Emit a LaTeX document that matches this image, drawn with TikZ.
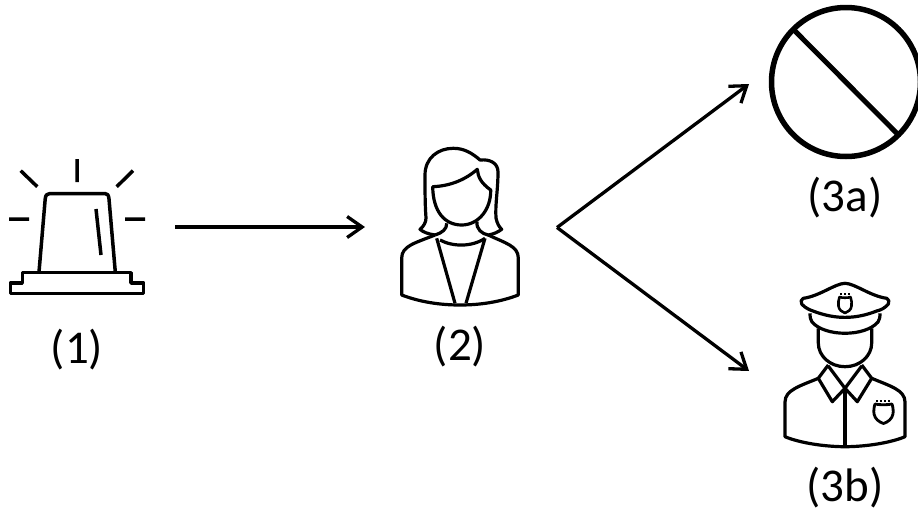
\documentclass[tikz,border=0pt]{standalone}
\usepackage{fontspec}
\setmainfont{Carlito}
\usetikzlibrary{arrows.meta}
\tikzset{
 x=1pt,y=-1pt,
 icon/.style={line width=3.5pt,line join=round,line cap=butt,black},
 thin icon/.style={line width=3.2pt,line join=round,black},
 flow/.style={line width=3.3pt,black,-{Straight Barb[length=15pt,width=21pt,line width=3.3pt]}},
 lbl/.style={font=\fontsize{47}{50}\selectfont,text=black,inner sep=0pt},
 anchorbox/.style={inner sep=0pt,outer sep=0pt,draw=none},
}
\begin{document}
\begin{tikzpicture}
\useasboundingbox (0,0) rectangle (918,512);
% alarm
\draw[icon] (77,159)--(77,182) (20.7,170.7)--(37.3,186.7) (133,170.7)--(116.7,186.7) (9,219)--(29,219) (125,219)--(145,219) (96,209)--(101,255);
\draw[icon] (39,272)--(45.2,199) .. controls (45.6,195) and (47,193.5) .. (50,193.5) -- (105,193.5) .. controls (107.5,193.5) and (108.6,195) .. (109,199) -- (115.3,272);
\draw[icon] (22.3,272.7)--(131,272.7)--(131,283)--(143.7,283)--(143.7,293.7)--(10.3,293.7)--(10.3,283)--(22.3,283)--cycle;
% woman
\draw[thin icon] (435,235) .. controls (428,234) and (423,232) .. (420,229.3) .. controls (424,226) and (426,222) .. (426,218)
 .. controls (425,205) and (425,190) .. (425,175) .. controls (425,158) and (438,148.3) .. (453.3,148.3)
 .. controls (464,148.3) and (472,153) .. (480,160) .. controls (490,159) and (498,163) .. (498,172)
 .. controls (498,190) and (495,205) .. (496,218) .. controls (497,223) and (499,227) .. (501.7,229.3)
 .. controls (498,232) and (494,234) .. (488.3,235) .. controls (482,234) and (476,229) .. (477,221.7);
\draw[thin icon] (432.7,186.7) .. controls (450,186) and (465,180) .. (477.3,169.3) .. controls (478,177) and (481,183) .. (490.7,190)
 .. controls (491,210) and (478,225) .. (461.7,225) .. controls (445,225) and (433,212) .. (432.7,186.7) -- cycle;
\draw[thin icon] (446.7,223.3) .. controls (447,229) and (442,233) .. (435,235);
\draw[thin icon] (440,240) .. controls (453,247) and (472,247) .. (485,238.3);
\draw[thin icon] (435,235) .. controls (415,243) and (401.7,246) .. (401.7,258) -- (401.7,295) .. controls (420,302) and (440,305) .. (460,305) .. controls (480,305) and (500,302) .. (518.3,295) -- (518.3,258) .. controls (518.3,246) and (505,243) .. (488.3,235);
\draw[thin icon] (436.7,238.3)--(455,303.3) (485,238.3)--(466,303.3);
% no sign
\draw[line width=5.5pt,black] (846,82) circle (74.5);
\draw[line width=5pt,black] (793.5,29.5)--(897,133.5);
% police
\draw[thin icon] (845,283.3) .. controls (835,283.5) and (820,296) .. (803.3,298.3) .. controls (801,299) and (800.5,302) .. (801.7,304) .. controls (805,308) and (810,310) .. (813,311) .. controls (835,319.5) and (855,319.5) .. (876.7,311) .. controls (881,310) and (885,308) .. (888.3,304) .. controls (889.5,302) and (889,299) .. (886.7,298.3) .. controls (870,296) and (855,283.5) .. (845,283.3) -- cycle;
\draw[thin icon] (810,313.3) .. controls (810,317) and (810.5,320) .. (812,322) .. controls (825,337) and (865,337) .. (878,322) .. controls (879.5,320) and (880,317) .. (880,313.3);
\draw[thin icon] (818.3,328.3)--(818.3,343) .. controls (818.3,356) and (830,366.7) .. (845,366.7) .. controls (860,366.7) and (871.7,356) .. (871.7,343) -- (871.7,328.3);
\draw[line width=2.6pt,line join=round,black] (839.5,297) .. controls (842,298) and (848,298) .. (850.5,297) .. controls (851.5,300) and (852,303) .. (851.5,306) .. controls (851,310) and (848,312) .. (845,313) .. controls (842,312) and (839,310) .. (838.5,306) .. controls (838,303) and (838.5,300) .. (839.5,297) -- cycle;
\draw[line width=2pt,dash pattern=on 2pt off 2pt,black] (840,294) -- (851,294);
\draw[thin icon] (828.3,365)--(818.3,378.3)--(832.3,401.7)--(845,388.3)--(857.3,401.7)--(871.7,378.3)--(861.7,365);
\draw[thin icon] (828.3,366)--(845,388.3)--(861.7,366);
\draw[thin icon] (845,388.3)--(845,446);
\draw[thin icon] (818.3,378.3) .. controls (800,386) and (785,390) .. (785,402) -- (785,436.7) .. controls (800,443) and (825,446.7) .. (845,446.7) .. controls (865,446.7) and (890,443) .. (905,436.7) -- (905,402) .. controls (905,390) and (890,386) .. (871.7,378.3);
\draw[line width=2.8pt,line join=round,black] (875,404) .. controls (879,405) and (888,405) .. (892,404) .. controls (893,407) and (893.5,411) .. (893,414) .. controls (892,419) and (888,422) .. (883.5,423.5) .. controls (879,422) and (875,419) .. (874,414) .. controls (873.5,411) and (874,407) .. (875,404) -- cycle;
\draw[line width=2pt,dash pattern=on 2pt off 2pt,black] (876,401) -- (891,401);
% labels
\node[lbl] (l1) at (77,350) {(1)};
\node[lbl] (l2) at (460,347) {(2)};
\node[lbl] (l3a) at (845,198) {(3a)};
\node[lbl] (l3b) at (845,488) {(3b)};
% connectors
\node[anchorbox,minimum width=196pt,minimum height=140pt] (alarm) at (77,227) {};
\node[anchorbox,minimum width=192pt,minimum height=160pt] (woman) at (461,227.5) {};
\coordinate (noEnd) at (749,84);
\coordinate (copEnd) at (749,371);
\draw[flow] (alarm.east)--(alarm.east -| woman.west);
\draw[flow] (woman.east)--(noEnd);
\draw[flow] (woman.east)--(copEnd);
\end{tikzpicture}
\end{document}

+ + +

What you should do ▸ Return the material word for word. Pictures are not part of the copy.

Full solution ▸
Emit a LaTeX document that matches this image, drawn with TikZ.
\documentclass[tikz,border=0pt]{standalone}
\usepackage{fontspec}
\setmainfont{Carlito}
\usetikzlibrary{arrows.meta}
\tikzset{
 x=1pt,y=-1pt,
 icon/.style={line width=3.5pt,line join=round,line cap=butt,black},
 thin icon/.style={line width=3.2pt,line join=round,black},
 flow/.style={line width=3.3pt,black,-{Straight Barb[length=15pt,width=21pt,line width=3.3pt]}},
 lbl/.style={font=\fontsize{47}{50}\selectfont,text=black,inner sep=0pt},
 anchorbox/.style={inner sep=0pt,outer sep=0pt,draw=none},
}
\begin{document}
\begin{tikzpicture}
\useasboundingbox (0,0) rectangle (918,512);
% alarm
\draw[icon] (77,159)--(77,182) (20.7,170.7)--(37.3,186.7) (133,170.7)--(116.7,186.7) (9,219)--(29,219) (125,219)--(145,219) (96,209)--(101,255);
\draw[icon] (39,272)--(45.2,199) .. controls (45.6,195) and (47,193.5) .. (50,193.5) -- (105,193.5) .. controls (107.5,193.5) and (108.6,195) .. (109,199) -- (115.3,272);
\draw[icon] (22.3,272.7)--(131,272.7)--(131,283)--(143.7,283)--(143.7,293.7)--(10.3,293.7)--(10.3,283)--(22.3,283)--cycle;
% woman
\draw[thin icon] (435,235) .. controls (428,234) and (423,232) .. (420,229.3) .. controls (424,226) and (426,222) .. (426,218)
 .. controls (425,205) and (425,190) .. (425,175) .. controls (425,158) and (438,148.3) .. (453.3,148.3)
 .. controls (464,148.3) and (472,153) .. (480,160) .. controls (490,159) and (498,163) .. (498,172)
 .. controls (498,190) and (495,205) .. (496,218) .. controls (497,223) and (499,227) .. (501.7,229.3)
 .. controls (498,232) and (494,234) .. (488.3,235) .. controls (482,234) and (476,229) .. (477,221.7);
\draw[thin icon] (432.7,186.7) .. controls (450,186) and (465,180) .. (477.3,169.3) .. controls (478,177) and (481,183) .. (490.7,190)
 .. controls (491,210) and (478,225) .. (461.7,225) .. controls (445,225) and (433,212) .. (432.7,186.7) -- cycle;
\draw[thin icon] (446.7,223.3) .. controls (447,229) and (442,233) .. (435,235);
\draw[thin icon] (440,240) .. controls (453,247) and (472,247) .. (485,238.3);
\draw[thin icon] (435,235) .. controls (415,243) and (401.7,246) .. (401.7,258) -- (401.7,295) .. controls (420,302) and (440,305) .. (460,305) .. controls (480,305) and (500,302) .. (518.3,295) -- (518.3,258) .. controls (518.3,246) and (505,243) .. (488.3,235);
\draw[thin icon] (436.7,238.3)--(455,303.3) (485,238.3)--(466,303.3);
% no sign
\draw[line width=5.5pt,black] (846,82) circle (74.5);
\draw[line width=5pt,black] (793.5,29.5)--(897,133.5);
% police
\draw[thin icon] (845,283.3) .. controls (835,283.5) and (820,296) .. (803.3,298.3) .. controls (801,299) and (800.5,302) .. (801.7,304) .. controls (805,308) and (810,310) .. (813,311) .. controls (835,319.5) and (855,319.5) .. (876.7,311) .. controls (881,310) and (885,308) .. (888.3,304) .. controls (889.5,302) and (889,299) .. (886.7,298.3) .. controls (870,296) and (855,283.5) .. (845,283.3) -- cycle;
\draw[thin icon] (810,313.3) .. controls (810,317) and (810.5,320) .. (812,322) .. controls (825,337) and (865,337) .. (878,322) .. controls (879.5,320) and (880,317) .. (880,313.3);
\draw[thin icon] (818.3,328.3)--(818.3,343) .. controls (818.3,356) and (830,366.7) .. (845,366.7) .. controls (860,366.7) and (871.7,356) .. (871.7,343) -- (871.7,328.3);
\draw[line width=2.6pt,line join=round,black] (839.5,297) .. controls (842,298) and (848,298) .. (850.5,297) .. controls (851.5,300) and (852,303) .. (851.5,306) .. controls (851,310) and (848,312) .. (845,313) .. controls (842,312) and (839,310) .. (838.5,306) .. controls (838,303) and (838.5,300) .. (839.5,297) -- cycle;
\draw[line width=2pt,dash pattern=on 2pt off 2pt,black] (840,294) -- (851,294);
\draw[thin icon] (828.3,365)--(818.3,378.3)--(832.3,401.7)--(845,388.3)--(857.3,401.7)--(871.7,378.3)--(861.7,365);
\draw[thin icon] (828.3,366)--(845,388.3)--(861.7,366);
\draw[thin icon] (845,388.3)--(845,446);
\draw[thin icon] (818.3,378.3) .. controls (800,386) and (785,390) .. (785,402) -- (785,436.7) .. controls (800,443) and (825,446.7) .. (845,446.7) .. controls (865,446.7) and (890,443) .. (905,436.7) -- (905,402) .. controls (905,390) and (890,386) .. (871.7,378.3);
\draw[line width=2.8pt,line join=round,black] (875,404) .. controls (879,405) and (888,405) .. (892,404) .. controls (893,407) and (893.5,411) .. (893,414) .. controls (892,419) and (888,422) .. (883.5,423.5) .. controls (879,422) and (875,419) .. (874,414) .. controls (873.5,411) and (874,407) .. (875,404) -- cycle;
\draw[line width=2pt,dash pattern=on 2pt off 2pt,black] (876,401) -- (891,401);
% labels
\node[lbl] (l1) at (77,350) {(1)};
\node[lbl] (l2) at (460,347) {(2)};
\node[lbl] (l3a) at (845,198) {(3a)};
\node[lbl] (l3b) at (845,488) {(3b)};
% connectors
\node[anchorbox,minimum width=196pt,minimum height=140pt] (alarm) at (77,227) {};
\node[anchorbox,minimum width=192pt,minimum height=160pt] (woman) at (461,227.5) {};
\coordinate (noEnd) at (749,84);
\coordinate (copEnd) at (749,371);
\draw[flow] (alarm.east)--(alarm.east -| woman.west);
\draw[flow] (woman.east)--(noEnd);
\draw[flow] (woman.east)--(copEnd);
\end{tikzpicture}
\end{document}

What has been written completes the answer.